**Figure scripts:**
— begin —

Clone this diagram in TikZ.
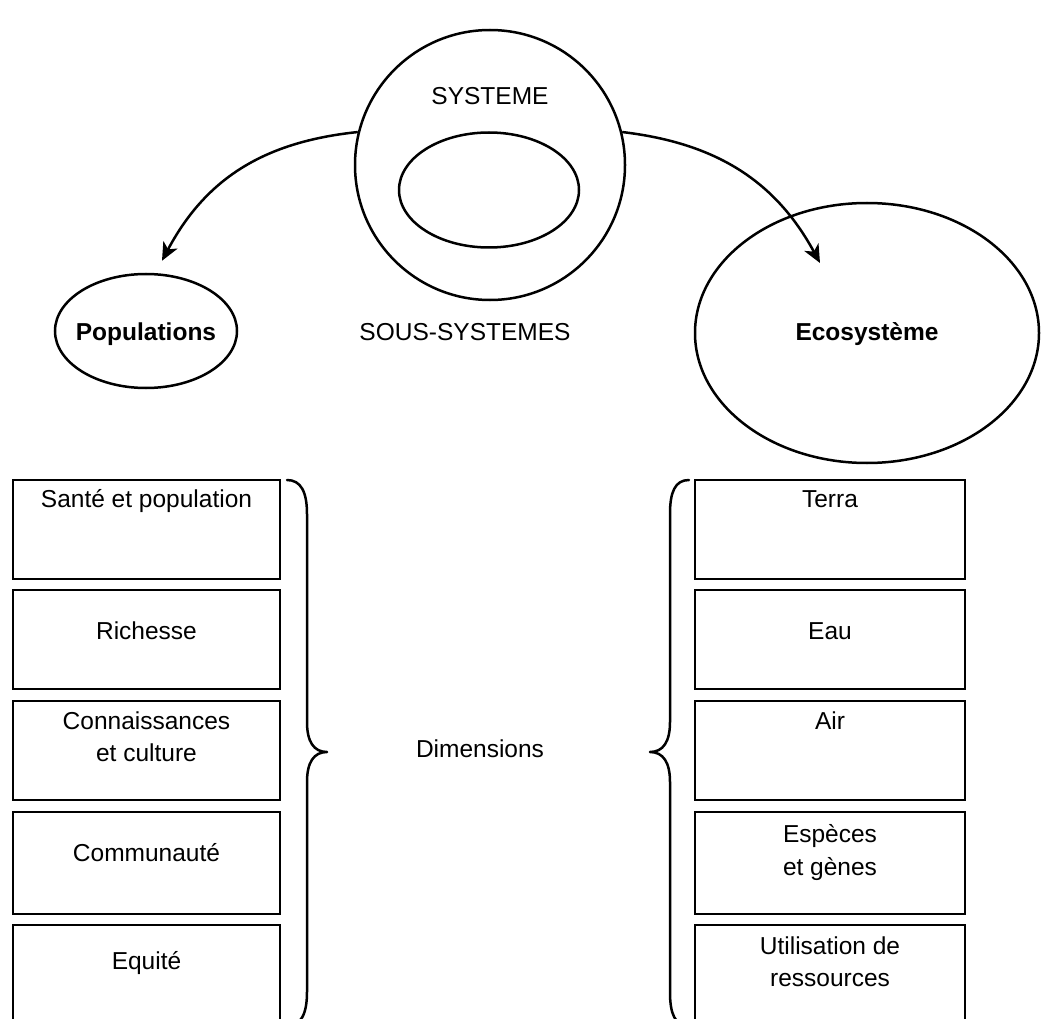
\documentclass[tikz,border=0pt]{standalone}
\usepackage{fontspec}
\setmainfont{Liberation Sans}
\usetikzlibrary{shapes.geometric,arrows.meta}
\begin{document}
\begin{tikzpicture}[x=1pt,y=-1pt,
  line width=2.5pt,
  txt/.style={anchor=base,font=\fontsize{24.5}{30}\selectfont,inner sep=0pt},
  boldtxt/.style={anchor=base,font=\fontsize{24.5}{30}\selectfont\bfseries,inner sep=0pt},
  dimbox/.style={draw,rectangle,minimum width=267pt,minimum height=99pt,inner sep=0pt,outer sep=0pt,anchor=north west},
  oval/.style={draw,ellipse,inner sep=0pt},
  ring/.style={draw,circle,inner sep=0pt},
  link/.style={-{Stealth[length=18pt,width=16pt,inset=5pt]}},
  bracket/.style={line cap=round,line join=round}
]
\useasboundingbox (0,0) rectangle (1050,1019);
\clip (0,0) rectangle (1050,1019);

% system and sub-systems
\node[ring,minimum size=270pt] (sys) at (490,165) {};
\node[oval,minimum width=180pt,minimum height=115pt] (inner) at (489,190) {};
\node[txt] (systxt) at (490,105) {SYSTEME};
\node[oval,minimum width=182pt,minimum height=114pt] (pop) at (146,331) {};
\node[boldtxt] (poptxt) at (146,340) {Populations};
\node[oval,minimum width=344pt,minimum height=260pt] (eco) at (867,333) {};
\node[boldtxt] (ecotxt) at (867,340) {Ecosystème};
\node[txt] (sous) at (465,340) {SOUS-SYSTEMES};

\draw[link] (sys.166) .. controls (262,142) and (205,180) .. ([xshift=16pt,yshift=12pt]pop.north);
\draw[link] (sys.14) .. controls (715,143) and (775,180) .. ([xshift=-47pt,yshift=70pt]eco.center);

% dimensions, human side
\node[dimbox] (l1) at (13,480) {};
\node[dimbox] (l2) at (13,590) {};
\node[dimbox] (l3) at (13,701) {};
\node[dimbox,minimum height=102pt] (l4) at (13,812) {};
\node[dimbox] (l5) at (13,925) {};
\node[txt] (l1t) at (146.5,507) {Santé et population};
\node[txt] (l2t) at (146.5,639) {Richesse};
\node[txt] (l3a) at (146.5,729) {Connaissances};
\node[txt] (l3b) at (146.5,761) {et culture};
\node[txt] (l4t) at (146.5,861) {Communauté};
\node[txt] (l5t) at (146.5,969) {Equité};

% dimensions, ecosystem side
\node[dimbox,minimum width=270pt] (r1) at (695,480) {};
\node[dimbox,minimum width=270pt] (r2) at (695,590) {};
\node[dimbox,minimum width=270pt] (r3) at (695,701) {};
\node[dimbox,minimum width=270pt,minimum height=102pt] (r4) at (695,812) {};
\node[dimbox,minimum width=270pt] (r5) at (695,925) {};
\node[txt] (r1t) at (830,507) {Terra};
\node[txt] (r2t) at (830,639) {Eau};
\node[txt] (r3t) at (830,729) {Air};
\node[txt] (r4a) at (830,842) {Espèces};
\node[txt] (r4b) at (830,875) {et gènes};
\node[txt] (r5a) at (830,954) {Utilisation de};
\node[txt] (r5b) at (830,986) {ressources};

\node[txt] (dim) at (480,757) {Dimensions};

% braces
\draw[bracket] (287,480) .. controls (301,480) and (307,492) .. (307,514)
  -- (307,722) .. controls (307,742) and (314,752) .. (327,752)
  .. controls (314,752) and (307,762) .. (307,782)
  -- (307,992) .. controls (307,1014) and (301,1026) .. (287,1026);
\draw[bracket] (689,480) .. controls (675,480) and (670,492) .. (670,514)
  -- (670,722) .. controls (670,742) and (663,752) .. (650,752)
  .. controls (663,752) and (670,762) .. (670,782)
  -- (670,992) .. controls (670,1014) and (675,1026) .. (689,1026);
\end{tikzpicture}
\end{document}
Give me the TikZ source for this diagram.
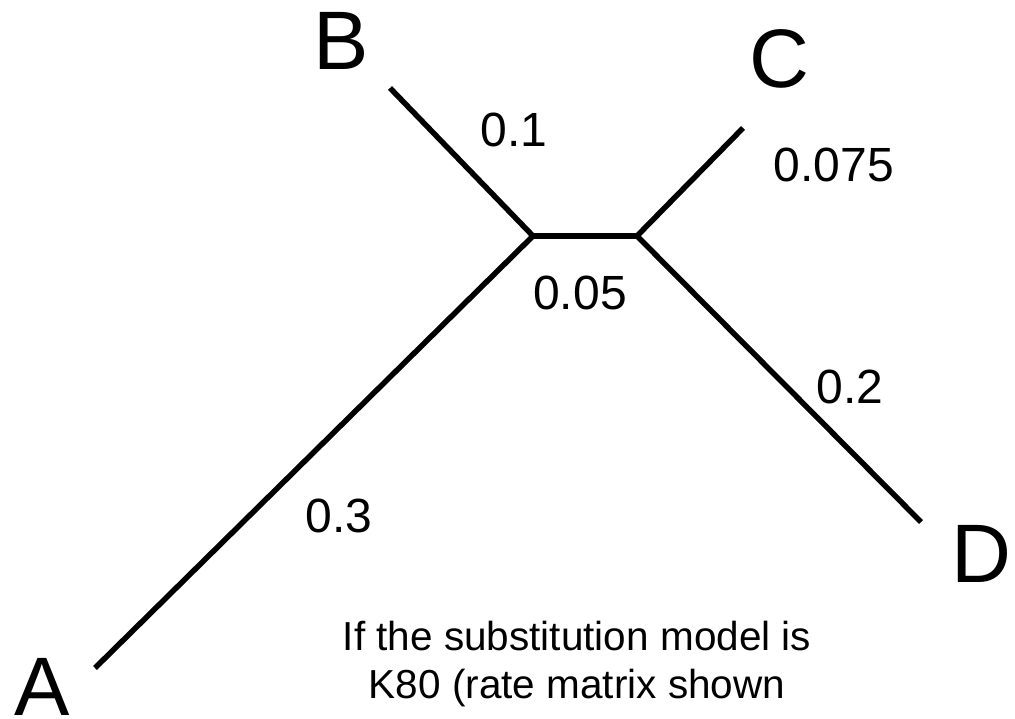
\documentclass[tikz,border=0pt]{standalone}
\usepackage{fontspec}
\setmainfont{Liberation Sans}
\begin{document}
\begin{tikzpicture}[x=1pt,y=-1pt,
  branch/.style={line width=5.5pt},
  leaf/.style={font=\fontsize{83}{99}\selectfont, inner sep=0pt, anchor=base},
  blen/.style={font=\fontsize{48}{58}\selectfont, inner sep=0pt, anchor=base},
  note/.style={font=\fontsize{40.5}{48}\selectfont, inner sep=0pt, align=center}]
\useasboundingbox (0,0) rectangle (1015,719);
\coordinate (u) at (533,236);
\coordinate (v) at (637,236);
\coordinate (b) at (390,88);
\coordinate (c) at (743,128);
\coordinate (d) at (921,522);
\coordinate (a) at (95,668);
\draw[branch] (b) -- (u);
\draw[branch] (c) -- (v);
\draw[branch] (u) -- (v);
\draw[branch] (v) -- (d);
\draw[branch] (u) -- (a);
\node[leaf] (A) at (42,715) {A};
\node[leaf] (B) at (341,70) {B};
\node[leaf] (C) at (779,88) {C};
\node[leaf] (D) at (981,582) {D};
\node[blen] (l1) at (514,147) {0.1};
\node[blen] (l2) at (834,182) {0.075};
\node[blen] (l3) at (580,310) {0.05};
\node[blen] (l4) at (850,403) {0.2};
\node[blen] (l5) at (339,532) {0.3};
\node[note, anchor=north] (n) at (577,621) {If the substitution model is\\K80 (rate matrix shown};
\end{tikzpicture}
\end{document}
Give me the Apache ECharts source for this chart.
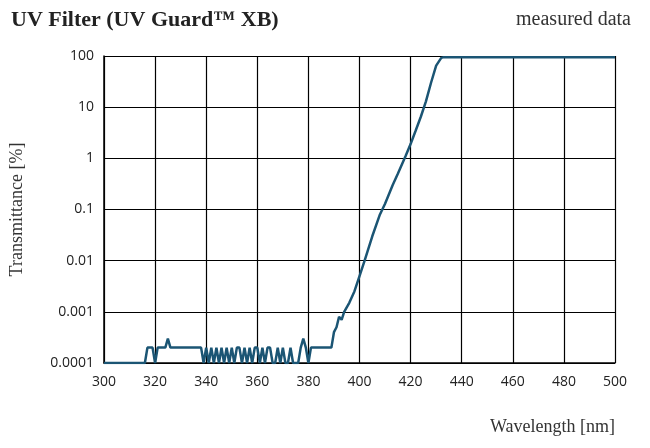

— end —

**GIVEN EXERCISE:**
Leave out the pictures and copy the rest of the material above exactly.

**SOLUTION TO THIS EXERCISE:**
Clone this diagram in TikZ.
\documentclass[tikz,border=0pt]{standalone}
\usepackage{fontspec}
\setmainfont{Liberation Sans}
\usetikzlibrary{shapes.geometric,arrows.meta}
\begin{document}
\begin{tikzpicture}[x=1pt,y=-1pt,
  line width=2.5pt,
  txt/.style={anchor=base,font=\fontsize{24.5}{30}\selectfont,inner sep=0pt},
  boldtxt/.style={anchor=base,font=\fontsize{24.5}{30}\selectfont\bfseries,inner sep=0pt},
  dimbox/.style={draw,rectangle,minimum width=267pt,minimum height=99pt,inner sep=0pt,outer sep=0pt,anchor=north west},
  oval/.style={draw,ellipse,inner sep=0pt},
  ring/.style={draw,circle,inner sep=0pt},
  link/.style={-{Stealth[length=18pt,width=16pt,inset=5pt]}},
  bracket/.style={line cap=round,line join=round}
]
\useasboundingbox (0,0) rectangle (1050,1019);
\clip (0,0) rectangle (1050,1019);

% system and sub-systems
\node[ring,minimum size=270pt] (sys) at (490,165) {};
\node[oval,minimum width=180pt,minimum height=115pt] (inner) at (489,190) {};
\node[txt] (systxt) at (490,105) {SYSTEME};
\node[oval,minimum width=182pt,minimum height=114pt] (pop) at (146,331) {};
\node[boldtxt] (poptxt) at (146,340) {Populations};
\node[oval,minimum width=344pt,minimum height=260pt] (eco) at (867,333) {};
\node[boldtxt] (ecotxt) at (867,340) {Ecosystème};
\node[txt] (sous) at (465,340) {SOUS-SYSTEMES};

\draw[link] (sys.166) .. controls (262,142) and (205,180) .. ([xshift=16pt,yshift=12pt]pop.north);
\draw[link] (sys.14) .. controls (715,143) and (775,180) .. ([xshift=-47pt,yshift=70pt]eco.center);

% dimensions, human side
\node[dimbox] (l1) at (13,480) {};
\node[dimbox] (l2) at (13,590) {};
\node[dimbox] (l3) at (13,701) {};
\node[dimbox,minimum height=102pt] (l4) at (13,812) {};
\node[dimbox] (l5) at (13,925) {};
\node[txt] (l1t) at (146.5,507) {Santé et population};
\node[txt] (l2t) at (146.5,639) {Richesse};
\node[txt] (l3a) at (146.5,729) {Connaissances};
\node[txt] (l3b) at (146.5,761) {et culture};
\node[txt] (l4t) at (146.5,861) {Communauté};
\node[txt] (l5t) at (146.5,969) {Equité};

% dimensions, ecosystem side
\node[dimbox,minimum width=270pt] (r1) at (695,480) {};
\node[dimbox,minimum width=270pt] (r2) at (695,590) {};
\node[dimbox,minimum width=270pt] (r3) at (695,701) {};
\node[dimbox,minimum width=270pt,minimum height=102pt] (r4) at (695,812) {};
\node[dimbox,minimum width=270pt] (r5) at (695,925) {};
\node[txt] (r1t) at (830,507) {Terra};
\node[txt] (r2t) at (830,639) {Eau};
\node[txt] (r3t) at (830,729) {Air};
\node[txt] (r4a) at (830,842) {Espèces};
\node[txt] (r4b) at (830,875) {et gènes};
\node[txt] (r5a) at (830,954) {Utilisation de};
\node[txt] (r5b) at (830,986) {ressources};

\node[txt] (dim) at (480,757) {Dimensions};

% braces
\draw[bracket] (287,480) .. controls (301,480) and (307,492) .. (307,514)
  -- (307,722) .. controls (307,742) and (314,752) .. (327,752)
  .. controls (314,752) and (307,762) .. (307,782)
  -- (307,992) .. controls (307,1014) and (301,1026) .. (287,1026);
\draw[bracket] (689,480) .. controls (675,480) and (670,492) .. (670,514)
  -- (670,722) .. controls (670,742) and (663,752) .. (650,752)
  .. controls (663,752) and (670,762) .. (670,782)
  -- (670,992) .. controls (670,1014) and (675,1026) .. (689,1026);
\end{tikzpicture}
\end{document}
Give me the TikZ source for this diagram.
\documentclass[tikz,border=0pt]{standalone}
\usepackage{fontspec}
\setmainfont{Liberation Sans}
\begin{document}
\begin{tikzpicture}[x=1pt,y=-1pt,
  branch/.style={line width=5.5pt},
  leaf/.style={font=\fontsize{83}{99}\selectfont, inner sep=0pt, anchor=base},
  blen/.style={font=\fontsize{48}{58}\selectfont, inner sep=0pt, anchor=base},
  note/.style={font=\fontsize{40.5}{48}\selectfont, inner sep=0pt, align=center}]
\useasboundingbox (0,0) rectangle (1015,719);
\coordinate (u) at (533,236);
\coordinate (v) at (637,236);
\coordinate (b) at (390,88);
\coordinate (c) at (743,128);
\coordinate (d) at (921,522);
\coordinate (a) at (95,668);
\draw[branch] (b) -- (u);
\draw[branch] (c) -- (v);
\draw[branch] (u) -- (v);
\draw[branch] (v) -- (d);
\draw[branch] (u) -- (a);
\node[leaf] (A) at (42,715) {A};
\node[leaf] (B) at (341,70) {B};
\node[leaf] (C) at (779,88) {C};
\node[leaf] (D) at (981,582) {D};
\node[blen] (l1) at (514,147) {0.1};
\node[blen] (l2) at (834,182) {0.075};
\node[blen] (l3) at (580,310) {0.05};
\node[blen] (l4) at (850,403) {0.2};
\node[blen] (l5) at (339,532) {0.3};
\node[note, anchor=north] (n) at (577,621) {If the substitution model is\\K80 (rate matrix shown};
\end{tikzpicture}
\end{document}
Give me the Apache ECharts source for this chart.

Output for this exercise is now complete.